Every patriot will echo 'no' from the bottom of his American-made trousers and thrill to the words of the conservative Democrat Texas Senator Lloyd Bentsen: 'For too long we've negotiated for the country on trade matters with 90 per cent of our decisions based on geopolitical objectives and 10 per cent on economic self-interest. But that day is past. It's time for us to do some very tough, pragmatic dealing that asks the question: "What's in this for the United States?" ' At present, the Administration and the more cosmopolitan parts of the business world are persuaded that the Tokyo round of the General Agreement on Tariffs and Trade (GATT) was a big win for the United States and that the country will be able to compete very well under the provisions of the treaty agreed upon in Tokyo. The precise text hasn't been released here, so that potential opponents still have not been able to calculate how their interests may have been affected.

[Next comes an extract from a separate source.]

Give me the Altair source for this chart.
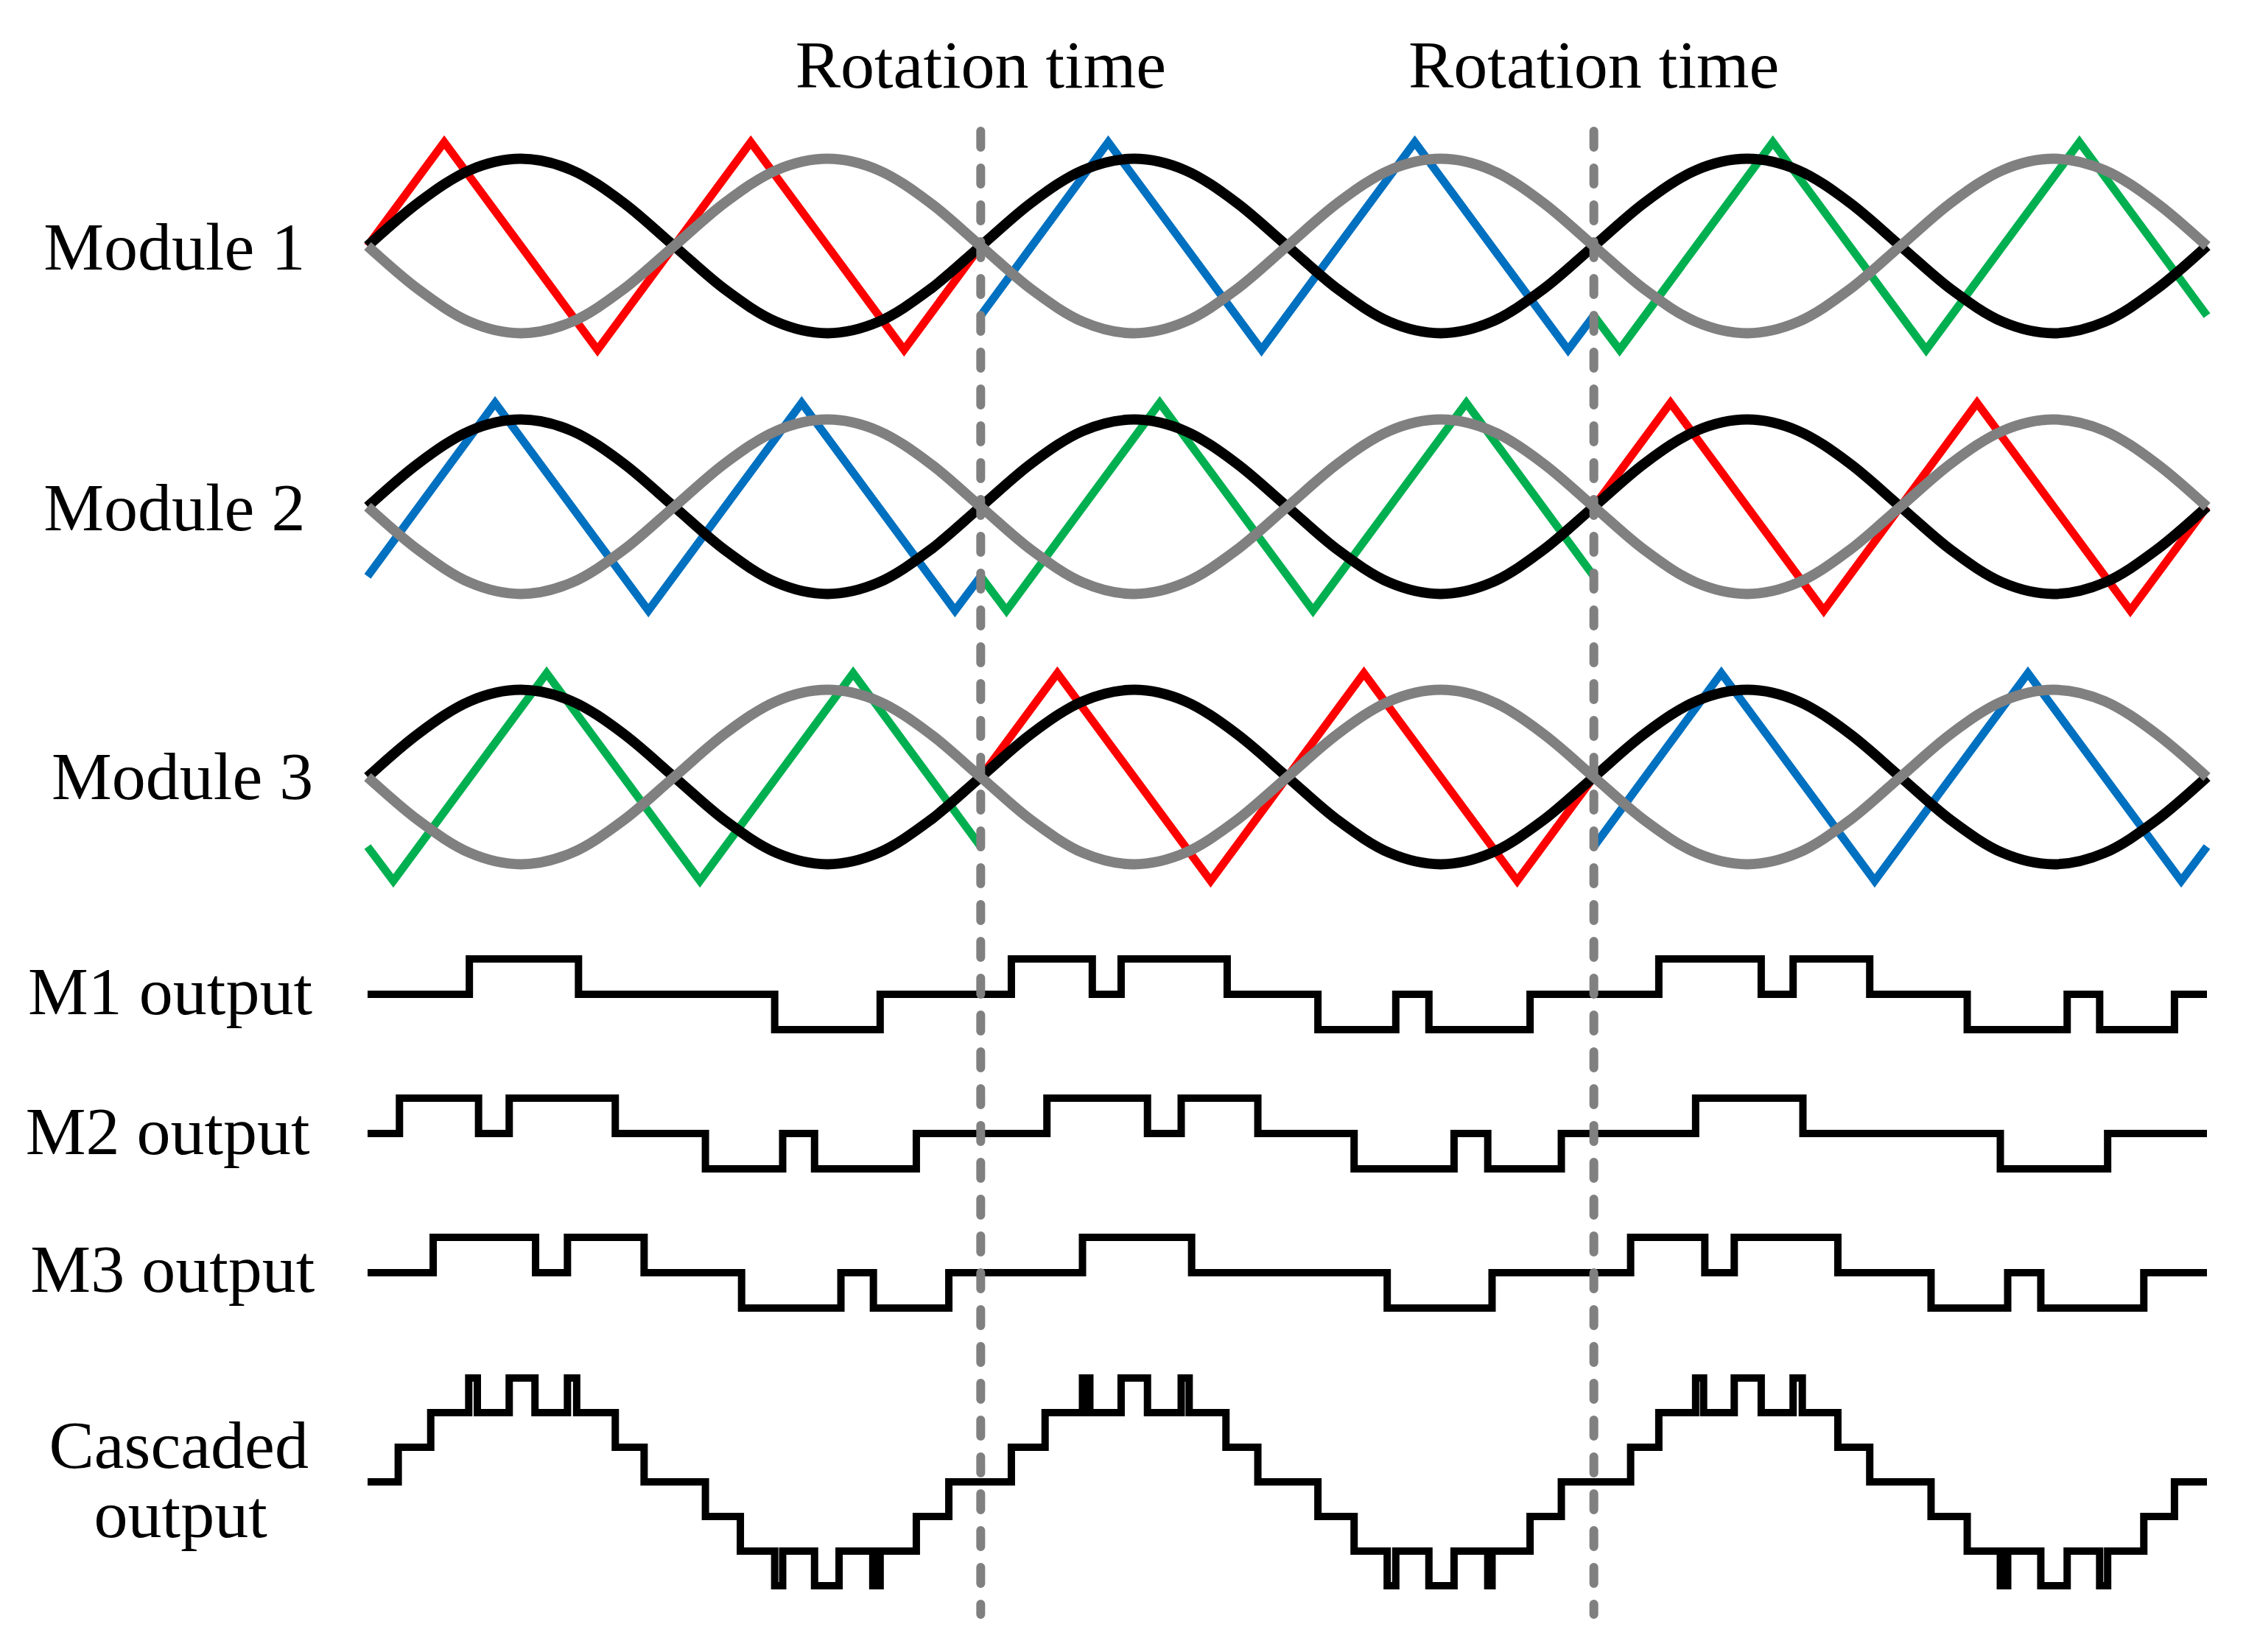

Whatever the exact wording of the agreement, protectionist sentiment is rising. Until 1946 the United States was a highly protectionist society and only embraced free trade when it was pointed out to its traditional opponents that a warimpoverished world had no money to buy here and no quick prospect of getting any unless the American market was thrown open. Nevertheless, protectionism has never really vanished.

In a nation with so many natural resources and such a huge economy, protectionism has a seeming rationality, but it is inconceivable, once men like Bentsen are made to see the international consequences, that there could be an immediate switch. Of course, these are abnormal times and crude oil deprivation drives Americans berserk. At this writing, however, the treaty should pass Congress, which may nevertheless attempt a circuitous and oblique protectionism.

There are a million ways to do it without raising the tariffs, but the way of trade is never easy. A Chinese-American civil rights group is protesting that an Yves St Laurent perfume called 'Opium' is racist; YSL is a division of Charles of the Ritz, a subsidiary of the Squibb corporation, a wholly-owned American company. Which only goes to show you don't import all your troubles.